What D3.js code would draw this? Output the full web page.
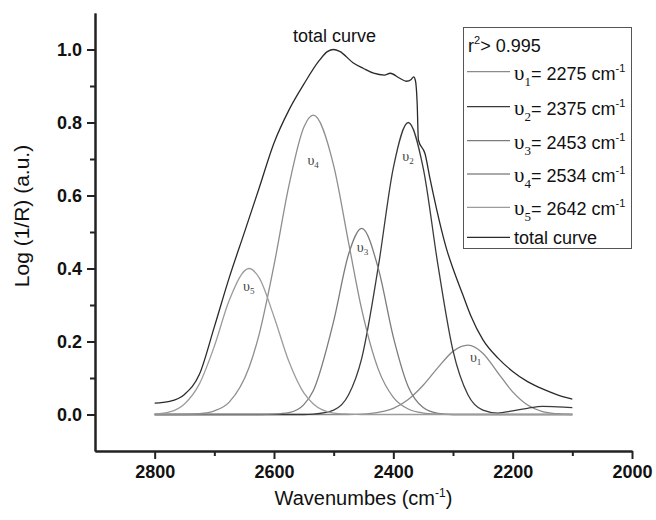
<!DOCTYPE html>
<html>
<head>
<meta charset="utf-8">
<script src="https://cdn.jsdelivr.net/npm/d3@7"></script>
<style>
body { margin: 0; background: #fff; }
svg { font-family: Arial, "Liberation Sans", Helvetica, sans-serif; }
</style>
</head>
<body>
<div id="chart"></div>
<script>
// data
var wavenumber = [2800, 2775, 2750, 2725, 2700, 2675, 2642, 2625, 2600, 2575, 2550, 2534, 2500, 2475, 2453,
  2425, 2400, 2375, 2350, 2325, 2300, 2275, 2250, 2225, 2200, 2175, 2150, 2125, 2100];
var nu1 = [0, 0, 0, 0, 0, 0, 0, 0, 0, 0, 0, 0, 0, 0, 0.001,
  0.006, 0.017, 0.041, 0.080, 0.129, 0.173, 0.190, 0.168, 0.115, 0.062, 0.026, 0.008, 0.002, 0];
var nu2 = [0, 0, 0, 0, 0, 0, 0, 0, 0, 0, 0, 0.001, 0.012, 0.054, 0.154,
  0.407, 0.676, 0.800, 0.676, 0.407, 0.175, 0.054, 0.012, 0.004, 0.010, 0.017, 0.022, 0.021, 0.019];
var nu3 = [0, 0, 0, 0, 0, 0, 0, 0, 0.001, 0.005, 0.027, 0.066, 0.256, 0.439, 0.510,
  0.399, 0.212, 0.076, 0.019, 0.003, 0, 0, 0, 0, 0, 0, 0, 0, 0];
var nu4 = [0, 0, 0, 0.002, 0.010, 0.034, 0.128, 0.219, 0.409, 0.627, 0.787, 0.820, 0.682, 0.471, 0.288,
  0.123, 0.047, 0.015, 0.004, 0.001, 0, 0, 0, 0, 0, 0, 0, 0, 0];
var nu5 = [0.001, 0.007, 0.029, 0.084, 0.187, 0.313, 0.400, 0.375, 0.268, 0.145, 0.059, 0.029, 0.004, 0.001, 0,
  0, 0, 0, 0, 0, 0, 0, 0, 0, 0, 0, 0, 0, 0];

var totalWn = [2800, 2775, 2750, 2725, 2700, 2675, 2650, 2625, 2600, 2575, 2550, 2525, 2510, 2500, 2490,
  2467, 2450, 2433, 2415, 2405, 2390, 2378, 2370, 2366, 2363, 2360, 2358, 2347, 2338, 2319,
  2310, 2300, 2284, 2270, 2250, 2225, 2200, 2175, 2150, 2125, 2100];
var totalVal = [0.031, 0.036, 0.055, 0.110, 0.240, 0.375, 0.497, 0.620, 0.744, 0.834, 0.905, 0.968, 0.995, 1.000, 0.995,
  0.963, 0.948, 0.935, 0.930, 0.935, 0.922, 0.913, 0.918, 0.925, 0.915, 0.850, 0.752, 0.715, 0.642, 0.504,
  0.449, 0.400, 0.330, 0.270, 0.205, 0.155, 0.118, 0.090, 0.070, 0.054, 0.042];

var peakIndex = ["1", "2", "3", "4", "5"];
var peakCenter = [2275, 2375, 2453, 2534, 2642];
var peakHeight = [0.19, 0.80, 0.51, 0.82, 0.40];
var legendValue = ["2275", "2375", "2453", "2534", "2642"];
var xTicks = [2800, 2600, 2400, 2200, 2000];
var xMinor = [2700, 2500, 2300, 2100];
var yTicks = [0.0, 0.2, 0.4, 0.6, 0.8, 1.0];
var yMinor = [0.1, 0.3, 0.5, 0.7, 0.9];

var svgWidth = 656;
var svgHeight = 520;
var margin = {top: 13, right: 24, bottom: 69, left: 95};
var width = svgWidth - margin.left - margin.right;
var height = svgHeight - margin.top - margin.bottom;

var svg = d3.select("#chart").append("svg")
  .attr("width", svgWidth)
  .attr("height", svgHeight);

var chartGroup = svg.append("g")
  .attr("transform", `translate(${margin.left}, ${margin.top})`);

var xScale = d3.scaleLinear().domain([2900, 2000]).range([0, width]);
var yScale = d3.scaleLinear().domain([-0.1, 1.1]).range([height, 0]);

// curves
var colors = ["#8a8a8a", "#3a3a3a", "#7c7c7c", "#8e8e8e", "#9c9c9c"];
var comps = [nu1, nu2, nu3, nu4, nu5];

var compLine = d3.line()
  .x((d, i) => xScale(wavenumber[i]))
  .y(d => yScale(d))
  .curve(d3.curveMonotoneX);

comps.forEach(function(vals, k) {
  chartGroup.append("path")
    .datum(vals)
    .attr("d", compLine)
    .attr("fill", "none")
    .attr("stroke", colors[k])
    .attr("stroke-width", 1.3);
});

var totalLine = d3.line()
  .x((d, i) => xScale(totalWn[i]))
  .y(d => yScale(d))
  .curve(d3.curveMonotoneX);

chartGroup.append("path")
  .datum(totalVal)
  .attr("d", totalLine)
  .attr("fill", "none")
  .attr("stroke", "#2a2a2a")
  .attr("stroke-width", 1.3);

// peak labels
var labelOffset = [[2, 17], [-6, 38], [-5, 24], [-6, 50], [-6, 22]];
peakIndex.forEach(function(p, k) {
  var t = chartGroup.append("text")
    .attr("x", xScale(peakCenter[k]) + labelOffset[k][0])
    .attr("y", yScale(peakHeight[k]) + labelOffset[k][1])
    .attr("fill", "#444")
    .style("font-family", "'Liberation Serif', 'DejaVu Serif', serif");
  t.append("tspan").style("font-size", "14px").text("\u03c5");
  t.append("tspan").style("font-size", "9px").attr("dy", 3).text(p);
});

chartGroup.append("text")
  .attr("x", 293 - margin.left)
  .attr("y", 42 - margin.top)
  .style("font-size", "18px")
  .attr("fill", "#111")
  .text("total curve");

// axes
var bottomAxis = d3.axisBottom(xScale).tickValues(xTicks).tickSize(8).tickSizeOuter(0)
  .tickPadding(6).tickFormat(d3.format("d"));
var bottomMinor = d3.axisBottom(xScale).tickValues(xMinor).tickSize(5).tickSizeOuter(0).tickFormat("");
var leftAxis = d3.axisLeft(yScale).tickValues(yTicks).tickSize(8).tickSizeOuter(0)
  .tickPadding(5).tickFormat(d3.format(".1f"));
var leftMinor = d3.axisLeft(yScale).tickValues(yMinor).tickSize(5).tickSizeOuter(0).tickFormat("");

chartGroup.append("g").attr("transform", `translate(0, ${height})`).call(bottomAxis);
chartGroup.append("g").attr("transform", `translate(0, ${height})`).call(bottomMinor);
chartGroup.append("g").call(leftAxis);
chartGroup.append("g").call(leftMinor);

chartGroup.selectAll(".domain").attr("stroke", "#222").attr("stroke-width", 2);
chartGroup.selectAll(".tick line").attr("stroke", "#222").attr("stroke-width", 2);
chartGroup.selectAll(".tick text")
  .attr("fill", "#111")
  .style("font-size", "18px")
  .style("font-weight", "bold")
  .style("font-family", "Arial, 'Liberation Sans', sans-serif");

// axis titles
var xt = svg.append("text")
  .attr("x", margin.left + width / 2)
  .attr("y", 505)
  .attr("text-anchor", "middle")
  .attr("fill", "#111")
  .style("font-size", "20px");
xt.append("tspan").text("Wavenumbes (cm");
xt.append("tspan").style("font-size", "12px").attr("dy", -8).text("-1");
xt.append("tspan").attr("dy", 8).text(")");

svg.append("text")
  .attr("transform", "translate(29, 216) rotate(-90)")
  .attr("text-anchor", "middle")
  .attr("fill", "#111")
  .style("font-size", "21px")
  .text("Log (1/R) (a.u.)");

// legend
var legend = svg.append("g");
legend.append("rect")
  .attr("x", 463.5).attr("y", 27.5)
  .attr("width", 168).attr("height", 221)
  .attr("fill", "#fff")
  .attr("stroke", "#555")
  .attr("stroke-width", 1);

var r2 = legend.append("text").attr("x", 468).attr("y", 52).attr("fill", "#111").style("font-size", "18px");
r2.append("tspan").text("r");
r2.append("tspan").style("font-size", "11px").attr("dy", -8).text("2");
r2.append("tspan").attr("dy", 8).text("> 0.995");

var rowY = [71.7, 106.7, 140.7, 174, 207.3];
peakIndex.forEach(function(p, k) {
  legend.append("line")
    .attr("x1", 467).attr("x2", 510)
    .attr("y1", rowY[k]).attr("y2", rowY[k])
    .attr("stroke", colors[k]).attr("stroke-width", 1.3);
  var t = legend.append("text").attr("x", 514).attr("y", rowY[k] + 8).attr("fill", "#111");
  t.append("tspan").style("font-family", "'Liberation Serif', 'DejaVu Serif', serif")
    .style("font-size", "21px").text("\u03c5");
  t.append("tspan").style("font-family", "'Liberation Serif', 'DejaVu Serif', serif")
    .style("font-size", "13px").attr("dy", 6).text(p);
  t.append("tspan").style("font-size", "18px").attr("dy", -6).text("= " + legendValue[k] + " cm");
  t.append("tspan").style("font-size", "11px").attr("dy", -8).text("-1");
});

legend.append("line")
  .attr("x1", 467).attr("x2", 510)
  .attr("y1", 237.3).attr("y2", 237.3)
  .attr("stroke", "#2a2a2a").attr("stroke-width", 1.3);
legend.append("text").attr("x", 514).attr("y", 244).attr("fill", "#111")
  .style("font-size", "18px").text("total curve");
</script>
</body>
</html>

> _TASK INSTRUCTIONS_: From the first line above through the line containing "0, 0, 0, 0, 0, 0, 0, 0, 0, 0, 0, 0, 0, 0];", copy everything exactly, without the pictures.

> _SOLUTION TO THIS TASK_:
What D3.js code would draw this? Output the full web page.
<!DOCTYPE html>
<html>
<head>
<meta charset="utf-8">
<script src="https://cdn.jsdelivr.net/npm/d3@7"></script>
<style>
body { margin: 0; background: #fff; }
svg { font-family: Arial, "Liberation Sans", Helvetica, sans-serif; }
</style>
</head>
<body>
<div id="chart"></div>
<script>
// data
var wavenumber = [2800, 2775, 2750, 2725, 2700, 2675, 2642, 2625, 2600, 2575, 2550, 2534, 2500, 2475, 2453,
  2425, 2400, 2375, 2350, 2325, 2300, 2275, 2250, 2225, 2200, 2175, 2150, 2125, 2100];
var nu1 = [0, 0, 0, 0, 0, 0, 0, 0, 0, 0, 0, 0, 0, 0, 0.001,
  0.006, 0.017, 0.041, 0.080, 0.129, 0.173, 0.190, 0.168, 0.115, 0.062, 0.026, 0.008, 0.002, 0];
var nu2 = [0, 0, 0, 0, 0, 0, 0, 0, 0, 0, 0, 0.001, 0.012, 0.054, 0.154,
  0.407, 0.676, 0.800, 0.676, 0.407, 0.175, 0.054, 0.012, 0.004, 0.010, 0.017, 0.022, 0.021, 0.019];
var nu3 = [0, 0, 0, 0, 0, 0, 0, 0, 0.001, 0.005, 0.027, 0.066, 0.256, 0.439, 0.510,
  0.399, 0.212, 0.076, 0.019, 0.003, 0, 0, 0, 0, 0, 0, 0, 0, 0];
var nu4 = [0, 0, 0, 0.002, 0.010, 0.034, 0.128, 0.219, 0.409, 0.627, 0.787, 0.820, 0.682, 0.471, 0.288,
  0.123, 0.047, 0.015, 0.004, 0.001, 0, 0, 0, 0, 0, 0, 0, 0, 0];
var nu5 = [0.001, 0.007, 0.029, 0.084, 0.187, 0.313, 0.400, 0.375, 0.268, 0.145, 0.059, 0.029, 0.004, 0.001, 0,
  0, 0, 0, 0, 0, 0, 0, 0, 0, 0, 0, 0, 0, 0];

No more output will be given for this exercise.